Axel Hütte
TRACES London - Berlin
The third solo exhibition of works by Axel Hütte (born in 1951) juxtaposes two initially clearly distinct groups of works. In the gallery’s front room, we are showing a series of middle-format architectural photos taken between 1982 and 1984 in London that seemingly reveal a proximity to the work of Bernd and Hilla Becher, with whom Hütte had studied at the Düsseldorf Academy. All of them held in black- and-white and usually in a strict frontal view, the pictures target their motifs. On second glance, however, the seemingly sober/objective approach turns out to be deceptive. Thus, the gaze into the corridor of the street of the Peabody Estate leaves the façades to the right and left and the situation in the distance a bit unclear. The same goes for the view between two buildings onto a third one behind them: the eye jumps from the foreground to the background and then sideways to the corner of a building that barely protrudes into the picture. In Great Suffolk Road, the multitude of streets and entryways, underpasses, railway bridges, and parts of buildings make spatial orientation impossible, and in their entirety, the pictorial constructions of the early architectural photos lead the viewer’s gaze repeatedly in circles, offering no anchor, and setting perception reeling.
Perplexing in another way, Hütte’s newest pictures show flowers: wilted cut flowers that seem to willfully grow from the lower edge into the picture as a still life. All the photos of this series were taken in specific lighting conditions in Hütte’s studio and then brought into their finished form by means of a relatively simple pictorial manipulation, namely by reversing all the colors. Against a matte black background – printed either on aluminum or on large-format sheets of paper – the plants tower strangely into the viewer’s field of vision, glowing from within, while the original shadows seem to follow them like ghostly veils of light.

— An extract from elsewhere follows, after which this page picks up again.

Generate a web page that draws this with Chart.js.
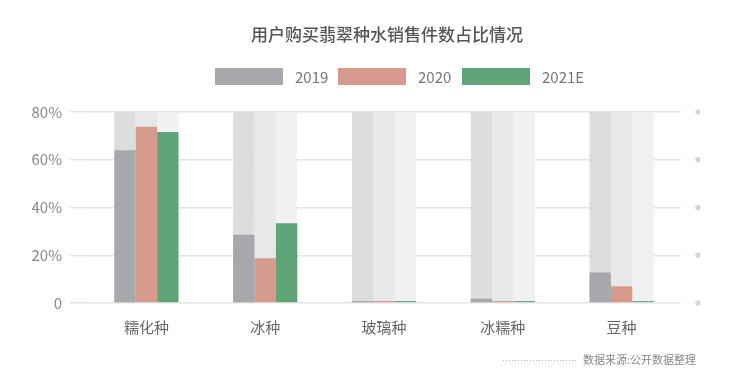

As surreal as the Flowers may appear and as much as the plants in these pictures seem to be ghosts of themselves, it is too simple to locate these series of photos solely in an alluring, dark- to metallic- sparkling counter-world. The production method of the color reversal is, first, a purely technical operation, a controlled experiment with habits of seeing. The technique, however, does not aim at a total illusion or at overwhelming the eyes with the fascination of a completely other world, but clearly recognizes the timeless, primal beauty of the motifs as an autonomous quality of the photos. The consciousness that each photograph can not only be changed, improved, or manipulated has become common knowledge. Where a suitable app on a mobile phone can optimize or distort one’s own selfies, artificiality is not a deviation, but another normal case. Against this background, a photo that understands itself as thoroughly contemporary art has increased occasion to reflect on artificiality in the picture. In their respective idiosyncratic ways, all of Axel Hütte’s pictures do justice to this circumstance. From out of the general flood of images, this oeuvre ultimately lifts a surrealism based in reality that substantially complicates our accustomed approach to the paradigm of photography and that at the same time leaves the viewer massive scope for the free-floating power of imagination.